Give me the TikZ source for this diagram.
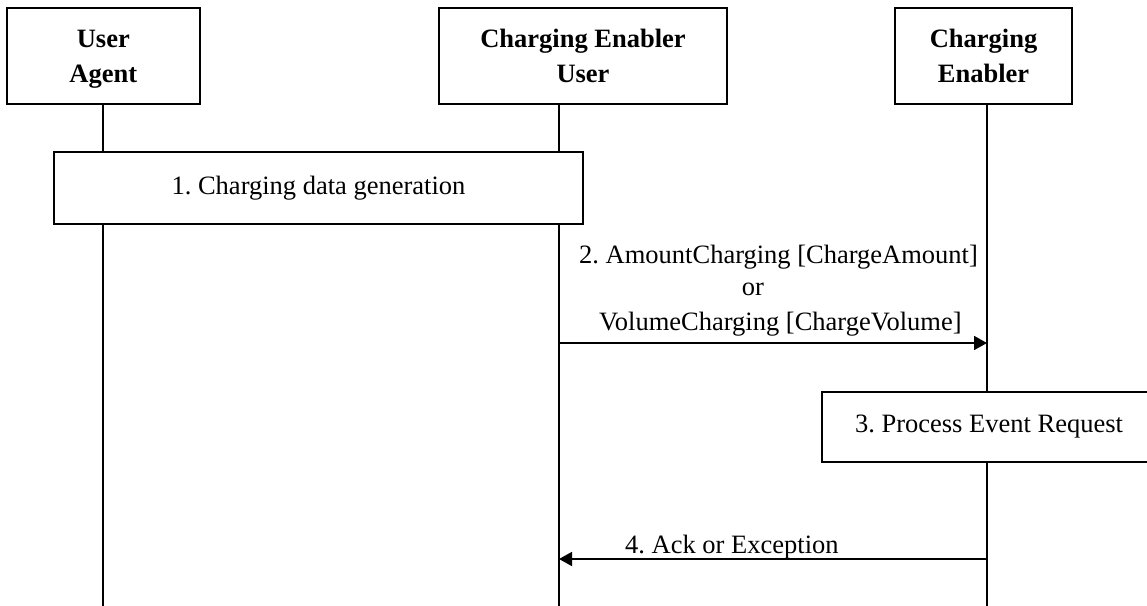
\documentclass[tikz,border=0pt]{standalone}
\usepackage{fontspec}
\setmainfont{Liberation Serif}
\usetikzlibrary{arrows.meta,calc}
\tikzset{
  every node/.style={font=\fontsize{26.5}{35}\selectfont},
  actor/.style={draw, line width=2pt, fill=white, align=center, inner sep=0pt,
    font=\fontsize{26.5}{35}\selectfont\bfseries, text depth=0pt},
  actbox/.style={draw, line width=2pt, fill=white, inner sep=0pt, align=center},
  life/.style={line width=1.8pt},
  msg/.style={line width=1.8pt, -{Triangle[length=13pt,width=14pt]}},
  lbl/.style={inner sep=0pt}
}
\begin{document}
\frenchspacing
\begin{tikzpicture}[x=1pt,y=-1pt]
\clip (0,0) rectangle (1147,605);
\fill[white] (0,0) rectangle (1147,605);
% header boxes
\node[actor, minimum width=193pt, minimum height=96pt] (ua) at (103.3,56) {User\\Agent};
\node[actor, minimum width=288pt, minimum height=96pt] (ceu) at (583,56) {Charging Enabler\\User};
\node[actor, minimum width=177pt, minimum height=96pt] (ce) at (983.5,56) {Charging\\Enabler};
% activity boxes
\node[actbox, minimum width=529pt, minimum height=72pt] (b1) at (318.5,188) {1. Charging data generation};
\node[actbox, minimum width=334pt, minimum height=70pt] (b3) at (989,427) {3. Process Event Request};
% lifeline positions
\coordinate (xua) at (102.7,0);
\coordinate (xceu) at (559,0);
\coordinate (xce) at (987,0);
\coordinate (bot) at (0,606);
\coordinate (m2) at (0,343);
\coordinate (m4) at (0,559);
% lifelines
\draw[life] (xua |- ua.south) -- (xua |- b1.north);
\draw[life] (xua |- b1.south) -- (xua |- bot);
\draw[life] (xceu |- ceu.south) -- (xceu |- b1.north);
\draw[life] (xceu |- b1.south) -- (xceu |- bot);
\draw[life] (xce |- ce.south) -- (xce |- b3.north);
\draw[life] (xce |- b3.south) -- (xce |- bot);
% messages
\draw[msg] (xceu |- m2) -- (xce |- m2);
\draw[msg] (xce |- m4) -- (xceu |- m4);
% message labels
\node[lbl, anchor=base west] (l2a) at (579,263) {2. AmountCharging [ChargeAmount]};
\node[lbl, anchor=base] (l2b) at (753,295) {or};
\node[lbl, anchor=base west] (l2c) at (599,330) {VolumeCharging [ChargeVolume]};
\node[lbl, anchor=base west] (l4) at (625,553) {4. Ack or Exception};
\end{tikzpicture}
\end{document}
□ □ □ □
* **DIRECTIVE**
Return each line exactly as written. Any picture gets left out.

* **ANSWER TO THE PROBLEM**
Give me the TikZ source for this diagram.
\documentclass[tikz,border=0pt]{standalone}
\usepackage{fontspec}
\setmainfont{Liberation Serif}
\usetikzlibrary{arrows.meta,calc}
\tikzset{
  every node/.style={font=\fontsize{26.5}{35}\selectfont},
  actor/.style={draw, line width=2pt, fill=white, align=center, inner sep=0pt,
    font=\fontsize{26.5}{35}\selectfont\bfseries, text depth=0pt},
  actbox/.style={draw, line width=2pt, fill=white, inner sep=0pt, align=center},
  life/.style={line width=1.8pt},
  msg/.style={line width=1.8pt, -{Triangle[length=13pt,width=14pt]}},
  lbl/.style={inner sep=0pt}
}
\begin{document}
\frenchspacing
\begin{tikzpicture}[x=1pt,y=-1pt]
\clip (0,0) rectangle (1147,605);
\fill[white] (0,0) rectangle (1147,605);
% header boxes
\node[actor, minimum width=193pt, minimum height=96pt] (ua) at (103.3,56) {User\\Agent};
\node[actor, minimum width=288pt, minimum height=96pt] (ceu) at (583,56) {Charging Enabler\\User};
\node[actor, minimum width=177pt, minimum height=96pt] (ce) at (983.5,56) {Charging\\Enabler};
% activity boxes
\node[actbox, minimum width=529pt, minimum height=72pt] (b1) at (318.5,188) {1. Charging data generation};
\node[actbox, minimum width=334pt, minimum height=70pt] (b3) at (989,427) {3. Process Event Request};
% lifeline positions
\coordinate (xua) at (102.7,0);
\coordinate (xceu) at (559,0);
\coordinate (xce) at (987,0);
\coordinate (bot) at (0,606);
\coordinate (m2) at (0,343);
\coordinate (m4) at (0,559);
% lifelines
\draw[life] (xua |- ua.south) -- (xua |- b1.north);
\draw[life] (xua |- b1.south) -- (xua |- bot);
\draw[life] (xceu |- ceu.south) -- (xceu |- b1.north);
\draw[life] (xceu |- b1.south) -- (xceu |- bot);
\draw[life] (xce |- ce.south) -- (xce |- b3.north);
\draw[life] (xce |- b3.south) -- (xce |- bot);
% messages
\draw[msg] (xceu |- m2) -- (xce |- m2);
\draw[msg] (xce |- m4) -- (xceu |- m4);
% message labels
\node[lbl, anchor=base west] (l2a) at (579,263) {2. AmountCharging [ChargeAmount]};
\node[lbl, anchor=base] (l2b) at (753,295) {or};
\node[lbl, anchor=base west] (l2c) at (599,330) {VolumeCharging [ChargeVolume]};
\node[lbl, anchor=base west] (l4) at (625,553) {4. Ack or Exception};
\end{tikzpicture}
\end{document}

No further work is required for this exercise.